SIGIR09: A Statistical Comparison of Tag and Query Logs
Mark Carman presented on the paper in the title. They’re interested in studying personalization, but for that they need personalized relevance judgements. Query logs are a great source of that information but aren’t available due to privacy concerns. So they started looking at whether tag data (public) could be used as a substitute for query logs. The tried doing that in previous work; now they’re going back and investigating whether what they did was well founded—they want to look at whether tags statistically “look like” queries. They compare the aol query log and delicious, each of which associates terms with various web pages.

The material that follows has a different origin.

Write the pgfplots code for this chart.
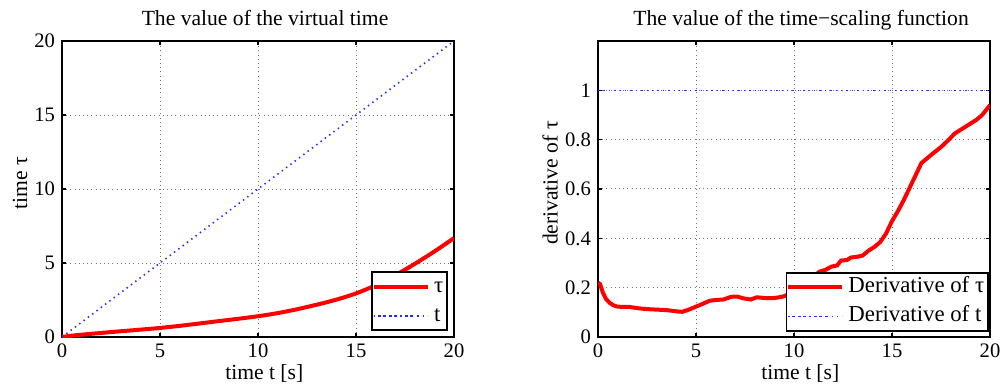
\documentclass[border=0pt]{standalone}
\usepackage{fontspec}
\setmainfont{Liberation Serif}
\usepackage{pgfplots}
\pgfplotsset{compat=1.18}
\pgfplotsset{
 common/.style={
  scale only axis, width=196pt, height=148pt,
  xmin=0, xmax=20, xtick={0,5,10,15,20},
  grid=major,
  major grid style={black!55, line width=0.5pt, dash pattern=on 0.5pt off 1.6pt},
  axis line style={black, line width=0.9pt},
  tick align=inside, tick pos=both,
  major tick length=2.2pt,
  every tick/.style={black, line width=0.6pt},
  /pgf/number format/assume math mode=true,
  tick label style={font=\fontsize{10.3}{12}\selectfont},
  label style={font=\fontsize{10.8}{13}\selectfont},
  every axis title shift=0pt,
  title style={font=\fontsize{10.8}{13}\selectfont, at={(axis description cs:0.518,1.054)}, anchor=base},
  xlabel style={at={(axis description cs:0.516,-0.142)}, anchor=base},
  legend cell align=left,
  legend style={font=\fontsize{11.4}{13}\selectfont, draw=black, line width=0.8pt, fill=white, inner sep=0pt, anchor=south east, at={(axis description cs:1,0)},
    nodes={inner sep=2pt, text height=8pt, text depth=2.5pt}},
  legend image code/.code={\draw[#1] (0pt,0pt) -- (17.5pt,0pt); \path (-2pt,0pt) -- (25pt,0pt);},
 },
 redline/.style={red, line width=2pt},
 blueline/.style={blue!85!white, line width=0.8pt, dash pattern=on 0.7pt off 2pt},
}
\begin{document}
\begin{tikzpicture}
\path[use as bounding box] (-31pt,-27pt) rectangle (472pt,168.5pt);
\begin{axis}[common, at={(0pt,0pt)},
  ymin=0, ymax=20, ytick={0,5,10,15,20},
  title={The value of the virtual time},
  xlabel={time t [s]}, ylabel={time τ},
  ylabel style={at={(axis description cs:-0.107,0.52)}, anchor=center},
  legend style={xshift=-3pt, yshift=3pt}]
\addplot[redline, smooth] table {
0 0
0.5 0.09
1 0.155
2 0.275
3 0.389
4 0.496
5 0.612
6 0.752
7 0.912
8 1.074
9 1.233
10 1.403
11 1.613
12 1.878
13 2.183
14 2.525
15 2.945
16 3.493
17 4.170
18 4.943
19 5.780
20 6.683
};
\addlegendentry{τ}
\addplot[blueline] coordinates {(0,0) (20,20)};
\addlegendentry{t}
\end{axis}
\begin{axis}[common, at={(268pt,0pt)},
  ymin=0, ymax=1.2, ytick={0,0.2,0.4,0.6,0.8,1},
  title={The value of the time\textminus scaling function},
  xlabel={time t [s]}, ylabel={derivative of τ},
  ylabel style={at={(axis description cs:-0.122,0.52)}, anchor=center},
  legend style={xshift=-0.5pt, yshift=2.7pt}]
\addplot[redline] table {
0 0.22
0.1 0.215
0.25 0.18
0.4 0.155
0.6 0.138
0.8 0.128
1.0 0.123
1.3 0.122
1.6 0.122
2.0 0.117
2.5 0.113
3.0 0.111
3.5 0.109
4.0 0.104
4.3 0.102
4.6 0.110
5.0 0.123
5.3 0.133
5.7 0.147
6.0 0.150
6.4 0.152
6.8 0.163
7.1 0.164
7.4 0.157
7.8 0.152
8.1 0.161
8.5 0.158
9.0 0.158
9.4 0.163
9.7 0.172
10.0 0.178
10.5 0.205
11.0 0.245
11.3 0.265
11.6 0.272
11.9 0.285
12.2 0.29
12.4 0.31
12.7 0.312
12.9 0.322
13.2 0.325
13.5 0.33
13.8 0.35
14.1 0.365
14.4 0.385
14.7 0.42
15.0 0.47
15.3 0.51
15.6 0.555
15.9 0.605
16.2 0.655
16.5 0.705
16.8 0.725
17.1 0.745
17.5 0.77
17.9 0.80
18.2 0.825
18.6 0.845
19.0 0.865
19.3 0.88
19.6 0.90
19.8 0.92
20.0 0.94
};
\addlegendentry{Derivative of τ}
\addplot[blueline] coordinates {(0,1) (20,1)};
\addlegendentry{Derivative of t}
\end{axis}
\end{tikzpicture}
\end{document}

The first obvious question is about vocabulary overlap between query terms and tags for a page. They found it averaged above 50%. They went on to compare distributions and found them much more similar than a random model. This similarity doesn’t seem to be limited to specific topics (as categorized by DMOZ). The next natural question is whether the tags and query terms might both be represented as samples from the same multinomial distribution, and they could not verify that hypothesis—so despite the overlap, it does seem something different is going on in the two cases. On further analysis they found one significant difference: query terms tend to be similar to the content of the web page while tags tend to differ from the content. This would seem to make sense: results are only retrieved if the query terms match the content, but one of tags’ main benefits is to add terms that don’t appear in the content. But tags and queries are more similar to each other than either is to the content.
I wonder if they’ve considerd the inverse approach: use query logs to create tags for web pages?
Hello,
Thanks for the SIGIR coverage!
At Stanford, we have been trying to answer the exact same question you posed at the end of your post; whether query logs can be used to create tags for web pages. We have been calling tags that we create using query logs query tags and we ‘ve seen that they can indeed be useful.
In addition, we are working on different ways to enable web site owner to automatically share query tags from their sites and we are also looking at other applications of query tags: we are currently working on improving navigation on the web using query tags.
You can find more details in the paper “Tagging with queries: How and Why?” f http://ilpubs.stanford.edu:8090/883/ and you should also check out the project web site http://tags.stanford.edu.
Yannis
There was a great paper at IIiX2008, called tagging for use, which showed that a lot of tags were ‘for use’. They asking repository managers about their collections, the responses were often, well we have data about x, which can be used for this or that. their analysis of an intranet tagging system was that the majority of tags were about how a document can be used.
of course, Cathy Marshall’s paper on tags at JCDL09 (http://www.csdl.tamu.edu/~marshall/JCDL2009-fp146-marshall.pdf), which showed that tags were very different to other metadata, was perhaps controversial in that community, and wasnt well received by everyone there.
the CHI09 paper on tags from PARC also had mixed response, but like what you say above, people who had to tag using words from the blogs, rather than their own words, were slower at recognising documents. One hypothesis to draw from these papers is that tagging is all about externalising the way our long-term memory is ‘indexing’ the information. Further, that we can learn about how the majority of people ‘index’ things in their long-term memory through social tagging. I suppose even further, its potential that long-term memory stores such information in an action (or ‘for use’) oriented way. Although much of the ‘for use’ paper saw how people were tagging in way that they thought other people would find valuable, rather than what they would find valuable.
interesting stuff though.